30 Jun 2014

Corporate probe into hacking revealed

9:45 pm on 30 June 2014

British police began pursuing the possibility of laying corporate charges against the directors of Rupert Murdoch's media empire over hacking by his journalists in Britain.

The revelation is contained in a two-year-old letter obtained by the ABC's Four Corners programme.

Rupert Murdoch.

Rupert Murdoch. Photo: AFP

The programme has obtained a letter from Sue Akers, a high ranking police commissioner, to one of Mr Murdoch's top London lawyers in 2012.

The letter said there is an active investigation into the corporate liability of News International in relation to phone hacking and illegal payments to public officials.

It said the letter was sent to Mr Murdoch's lawyers six weeks before the News Corp board announced that it would split the global media company.

The split separated the lucrative US entertainment business and its television licences from the troubled newspaper division.

Two British MPs told Four Corners that there is consideration by prosecuting authorities as to whether they should go ahead with corporate charges against board members of the US and UK company.

The splitting of News Corp, long demanded by shareholders, had been resisted by Mr Murdoch until 2012, the ABC reports.
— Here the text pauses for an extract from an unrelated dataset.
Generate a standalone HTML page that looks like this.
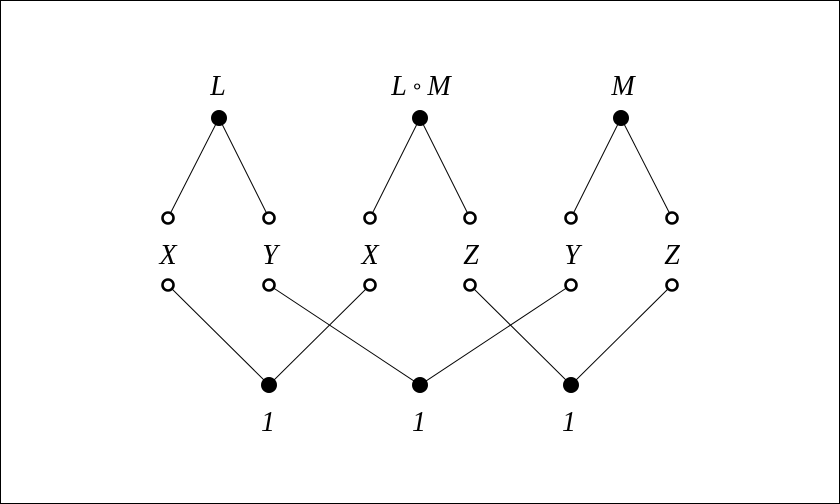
<!DOCTYPE html>
<html><head><style>
html,body{margin:0;padding:0;background:#fff;}
svg{display:block;}
</style></head><body>
<svg width="840" height="504" viewBox="0 0 840 504">
<rect x="0.5" y="0.5" width="839" height="503" fill="#fff" stroke="#000" stroke-width="1"/>
<g stroke="#000" stroke-width="1">
<line x1="219" y1="118" x2="168" y2="218"/><line x1="219" y1="118" x2="269" y2="218"/>
<line x1="420" y1="118" x2="370" y2="218"/><line x1="420" y1="118" x2="470" y2="218"/>
<line x1="621" y1="118" x2="571" y2="218"/><line x1="621" y1="118" x2="672" y2="218"/>
<line x1="168" y1="285" x2="269" y2="385"/><line x1="269" y1="285" x2="420" y2="385"/>
<line x1="370" y1="285" x2="269" y2="385"/><line x1="470" y1="285" x2="571" y2="385"/>
<line x1="571" y1="285" x2="420" y2="385"/><line x1="672" y1="285" x2="571" y2="385"/>
</g>
<g fill="#000">
<circle cx="219" cy="118" r="8"/><circle cx="420" cy="118" r="8"/><circle cx="621" cy="118" r="8"/>
<circle cx="269" cy="385" r="8"/><circle cx="420" cy="385" r="8"/><circle cx="571" cy="385" r="8"/>
</g>
<g fill="#fff" stroke="#000" stroke-width="2.6">
<circle cx="168" cy="218" r="5.5"/><circle cx="269" cy="218" r="5.5"/><circle cx="370" cy="218" r="5.5"/>
<circle cx="470" cy="218" r="5.5"/><circle cx="571" cy="218" r="5.5"/><circle cx="672" cy="218" r="5.5"/>
<circle cx="168" cy="285" r="5.5"/><circle cx="269" cy="285" r="5.5"/><circle cx="370" cy="285" r="5.5"/>
<circle cx="470" cy="285" r="5.5"/><circle cx="571" cy="285" r="5.5"/><circle cx="672" cy="285" r="5.5"/>
</g>
<g font-family="Liberation Serif, Times New Roman, serif" font-style="italic" font-size="28" fill="#000" text-anchor="middle">
<text x="218" y="95" font-family="Liberation Serif">L</text>
<text x="421" y="95" font-family="Liberation Serif">L<tspan font-style="normal" font-size="20" dx="4" dy="-2">∘</tspan><tspan dx="4" dy="2">M</tspan></text>
<text x="623" y="95" font-family="Liberation Serif">M</text>
<text x="168" y="264" font-family="Liberation Serif">X</text><text x="270" y="264" font-family="Liberation Serif">Y</text><text x="370" y="264" font-family="Liberation Serif">X</text>
<text x="471" y="264" font-family="Liberation Serif">Z</text><text x="572" y="264" font-family="Liberation Serif">Y</text><text x="672" y="264" font-family="Liberation Serif">Z</text>
<text x="268" y="431" font-family="Liberation Serif">1</text><text x="419" y="431" font-family="Liberation Serif">1</text><text x="569" y="431" font-family="Liberation Serif">1</text>
</g>
</svg>
</body></html>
It went ahead last year and has proved enormously successful for the Murdoch family and 21st Century Fox.

Last week, former News of the World editor Andy Coulson was found guilty of plotting to hack phones and his predecessor Rebekah Brooks cleared of all charges.

The jury at the Old Bailey in London delivered their verdicts on 24 June after eight days of deliberations and nearly six months of evidence sparked by the scandal that led to Mr Murdoch shutting down the tabloid in July 2011.

The case centred on News of the World's efforts to hack the phones of Britain's royal family, politicians, celebrities and victims of crime, and families of people killed in the 7 July 2005 London bombings.

The paper was closed after it emerged that it had instructed a private investigator to intercept voicemails left on the mobile phone of murdered Surrey teenager Milly Dowler in 2002.